If you sip wine and swallow it immediately you might be like the guy above who thought all wine tastes the same. In order to taste all these complex flavours you need to allow the aromas to reach your olfactory nerves. That is why wine-nerds swish wine around their mouth for a few seconds or gently suck some air in while they have wine in their mouth. This allows the aromas to be released so you can taste more flavours in the wine. Even if you just hold the wine in your mouth for a few seconds you will have a greater experience of the flavours.
How do you work out what the flavours are?
I just want to say, this is not necessary to enjoy a wine. Please never feel insecure if you can’t rattle off a list of flavour and aroma characteristics. Unless you want to work in the wine industry the most important thing you need to know is how to describe the styles of wine you like. Words like: fruity, dry, light/medium/full body, crisp, sweet, rich etc can help a wine waiter or bar tender give you a wine you will enjoy.

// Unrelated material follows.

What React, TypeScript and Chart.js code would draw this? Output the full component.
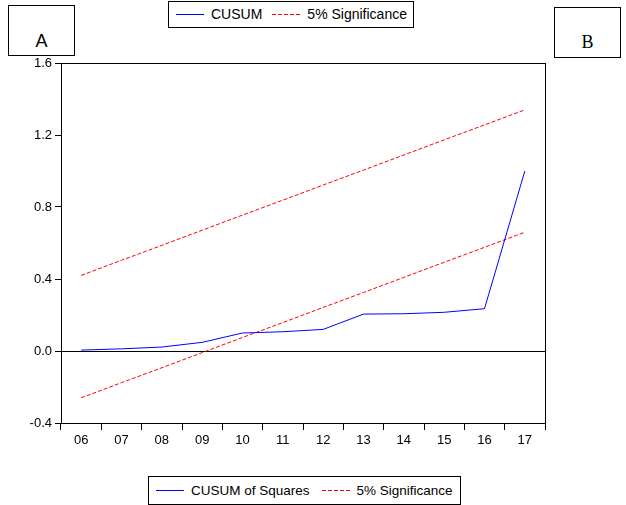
import React, { useEffect, useRef } from "react";
import { Chart, registerables } from "chart.js";
Chart.register(...registerables);

const years = ["06", "07", "08", "09", "10", "11", "12", "13", "14", "15", "16", "17"];
const cusum = [0.005, 0.012, 0.022, 0.048, 0.1, 0.107, 0.12, 0.205, 0.207, 0.215, 0.235, 1.0];
const upper = [0.42, 0.504, 0.587, 0.671, 0.755, 0.838, 0.922, 1.005, 1.089, 1.173, 1.256, 1.34];
const lower = [-0.26, -0.176, -0.093, -0.009, 0.075, 0.158, 0.242, 0.325, 0.409, 0.493, 0.576, 0.66];
const yMin = -0.4;
const yMax = 1.6;
const yStep = 0.4;

const FONT = "'Liberation Sans', Arial, sans-serif";

const framePlugin = {
  id: "frame",
  afterDraw(chart: any) {
    const { ctx, chartArea } = chart;
    ctx.save();
    ctx.strokeStyle = "#000";
    ctx.lineWidth = 1;
    const x = Math.round(chartArea.right) + 0.5;
    ctx.beginPath();
    ctx.moveTo(x, chartArea.top);
    ctx.lineTo(x, chartArea.bottom);
    ctx.stroke();
    ctx.restore();
  },
};

function Sample(props: { color: string; dashed: boolean }) {
  const bg = props.dashed
    ? `repeating-linear-gradient(to right, ${props.color} 0px, ${props.color} 4px, transparent 4px, transparent 6px)`
    : props.color;
  return <div style={{ width: 28, height: 1, background: bg, marginRight: 7, flex: "0 0 auto" }} />;
}

function LegendBox(props: {
  left: number;
  top: number;
  width: number;
  height: number;
  fontSize: number;
  gap: number;
  items: { label: string; color: string; dashed: boolean }[];
}) {
  return (
    <div
      style={{
        position: "absolute",
        left: props.left,
        top: props.top,
        width: props.width,
        height: props.height,
        border: "1px solid #000",
        boxSizing: "border-box",
        display: "flex",
        alignItems: "center",
        paddingLeft: 7,
        fontFamily: FONT,
        fontSize: props.fontSize,
        color: "#000",
        background: "#fff",
        whiteSpace: "nowrap",
        overflow: "hidden",
      }}
    >
      {props.items.map((it, i) => (
        <div
          key={i}
          style={{
            display: "flex",
            alignItems: "center",
            height: 17,
            lineHeight: "17px",
            marginRight: props.gap,
            flex: "0 0 auto",
          }}
        >
          <Sample color={it.color} dashed={it.dashed} />
          <span>{it.label}</span>
        </div>
      ))}
    </div>
  );
}

export default function App() {
  const ref = useRef<HTMLCanvasElement | null>(null);

  useEffect(() => {
    if (!ref.current) return;
    const chart = new Chart(ref.current, {
      type: "line",
      data: {
        labels: years,
        datasets: [
          {
            label: "CUSUM",
            data: cusum,
            borderColor: "#0000ff",
            borderWidth: 1,
            pointRadius: 0,
            tension: 0,
          },
          {
            label: "Upper 5%",
            data: upper,
            borderColor: "#ff0000",
            borderWidth: 1,
            borderDash: [4, 2],
            pointRadius: 0,
          },
          {
            label: "Lower 5%",
            data: lower,
            borderColor: "#ff0000",
            borderWidth: 1,
            borderDash: [4, 2],
            pointRadius: 0,
          },
        ],
      },
      options: {
        responsive: false,
        animation: false,
        layout: { padding: { left: 0, top: 63, right: 81, bottom: 0 } },
        plugins: { legend: { display: false }, tooltip: { enabled: false } },
        scales: {
          x: {
            offset: true,
            grid: {
              offset: true,
              drawOnChartArea: false,
              drawTicks: true,
              tickLength: 7,
              tickColor: "#000",
            },
            border: { display: true, color: "#000", width: 1 },
            ticks: { color: "#000", font: { family: FONT, size: 13 }, padding: 3, maxRotation: 0 },
            afterFit: (s: any) => {
              s.height = 82;
            },
          },
          y: {
            min: yMin,
            max: yMax,
            grid: {
              drawOnChartArea: true,
              color: (c: any) => {
                const v = c.tick ? c.tick.value : 0;
                return Math.abs(v) < 1e-9 || Math.abs(v - yMax) < 1e-9 ? "#000" : "rgba(0,0,0,0)";
              },
              tickColor: "#000",
              tickLength: 6,
            },
            border: { display: true, color: "#000", width: 1 },
            ticks: {
              stepSize: yStep,
              color: "#000",
              font: { family: FONT, size: 13 },
              padding: 3,
              callback: (v: any) => (Math.abs(Number(v)) < 1e-9 ? 0 : Number(v)).toFixed(1),
            },
            afterFit: (s: any) => {
              s.width = 61;
            },
          },
        },
      },
      plugins: [framePlugin],
    });
    return () => chart.destroy();
  }, []);

  return (
    <div style={{ position: "fixed", left: 0, top: 0, width: 626, height: 505, background: "#fff" }}>
      <canvas ref={ref} width={626} height={505} style={{ position: "absolute", left: 0, top: 0 }} />
      <LegendBox
        left={168}
        top={1}
        width={246}
        height={27}
        fontSize={14}
        gap={10}
        items={[
          { label: "CUSUM", color: "#0000ff", dashed: false },
          { label: "5% Significance", color: "#ff0000", dashed: true },
        ]}
      />
      <LegendBox
        left={148}
        top={476}
        width={313}
        height={29}
        fontSize={13.5}
        gap={12}
        items={[
          { label: "CUSUM of Squares", color: "#0000ff", dashed: false },
          { label: "5% Significance", color: "#ff0000", dashed: true },
        ]}
      />
      <div
        style={{
          position: "absolute",
          left: 8,
          top: 5,
          width: 67,
          height: 51,
          border: "1px solid #000",
          boxSizing: "border-box",
          background: "#fff",
          fontFamily: FONT,
          fontSize: 18,
          textAlign: "center",
          paddingTop: 25,
        }}
      >
        A
      </div>
      <div
        style={{
          position: "absolute",
          left: 554,
          top: 7,
          width: 67,
          height: 51,
          border: "1px solid #000",
          boxSizing: "border-box",
          background: "#fff",
          fontFamily: "'Liberation Serif', serif",
          fontSize: 18,
          textAlign: "center",
          paddingTop: 24,
        }}
      >
        B
      </div>
    </div>
  );
}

However, if you want to be able to describe a wine the first thing you need to do is start thinking about flavours and aromas. When I was learning I stopped and thought about everything I smelt or ate, I narrowed down what it was about each flavour that made it what it was. Before you can taste nectarine in wine you need to create a memory of what a nectarine tastes like. Of course you know what a nectarine tastes like but have you ever really thought about the flavour while you were eating one? Sniff the herbs you use while you are cooking, inhale from the bag of nuts (cashew, almond and hazelnut are common descriptors in wine), think about the flavours in the fruit you are eating- this will create a number of sense-memory triggers.
It also really helps to have someone experienced taste with you and name the flavours. This makes all the difference. Hook up with a wine appreciation class or talk to people in cellar doors.